According to a recent poll conducted by EPIC and The AP/NORC Center for Public Affairs Research, 61 percent of Americans think climate change is a problem that the government should address. Though, while many Americans favor policies like the Clean Power Plan that would help the country lower emissions, half are unwilling to pay even one dollar out of their electric bill to confront climate change. How do we bridge the gap? EPIC’s inaugural policy fellows Jeff Holmstead and Susan Tierney, joined the AP’s global health and science editor Jon Fahey to unpack this issue and more at an event on October 4.

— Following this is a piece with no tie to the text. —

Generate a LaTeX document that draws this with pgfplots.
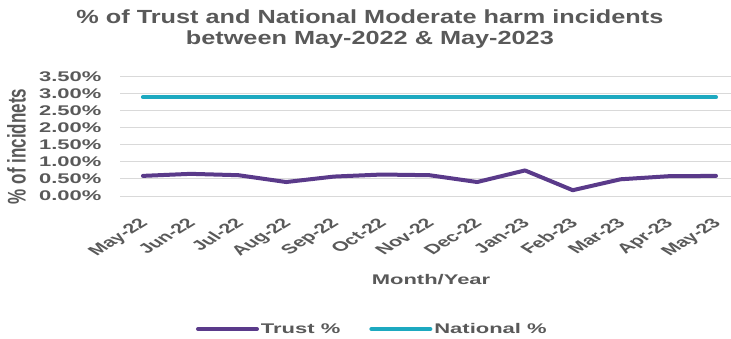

A major challenge Tierney and Holmstead highlighted was that climate change is not salient or a threat to things people care about. Tierney, the former assistant secretary for policy at the U.S. Department of Energy (DOE), said the issue has evolved so that “if you are for coal you cannot buy into climate change…and, Democrats are equally shrill. That deep polarization prevents action.”
Holmstead, the former assistant administrator at the U.S. Environmental Protection Agency’s (EPA) Office of Air and Radiation, agreed. He said that “The people who say we need to do something about climate change seem to be against the industry and against mining, and so the fact that people are attacking the things you care about as the solution to climate change makes you less inclined to believe that climate change is a real problem.”
The other challenge is that climate change seems too distant.
“People care about what is right in front of them,” Tierney said. “Climate change seems like something that’s my grandchildren’s problem. And, that’s the nature of the beast in that way. But I think more and more as we see these horrible events [like the devastation that hit Puerto Rico from hurricane Maria] people will begin to connect the dots.”
Once the dots have been connected, the next step would be to connect how their money goes toward confronting the problem. And, making those connections is also difficult for people, though they are already paying for the cost of adapting, Tierney said.
But Holmstead pointed out that this is rational behavior. “They will pay for sea walls, but if you ask them to pay $20 or whatever the amount is, it’s hard for them to see where that money goes. In some ways you’re asking people to act in a very altruistic way.”
Holmstead does believe we will get there, calling himself an optimist.
“I think the business community would like to have some long-term certainty. They’re willing to pay something for that certainty. They’re not willing to pay any price, but they are willing to pay something,” Holmstead said. “And I think society is moving in a direction where they believe we need to do something about climate change.”
He added, “Political moments happen and you have to be prepared when they do. I’m not going to sit here and tell you it’s going to happen in the next two years or four years,” Holmstead said, explaining that you do need a White House that’s committed. “But I am pretty confident that it will happen.”
While Holmstead and Tierney agreed that a price on carbon would be a strong step forward, it alone wouldn’t be enough to solve the climate issue. It would need to be paired with a comprehensive R&D program to push clean technologies around the world.
That’s where Tierney believes the Trump administration’s withdrawal from the Paris Climate Agreement, combined with significant budget cuts for research and development programs, put the country at a competitive disadvantage.
“China is working to drive a lot of the markets that we’re talking about. It gave them a real boost internationally in terms of being a leader,” Tierney said. “That’s a huge opportunity lost for the United States to be in play in pushing technologies into other markets.”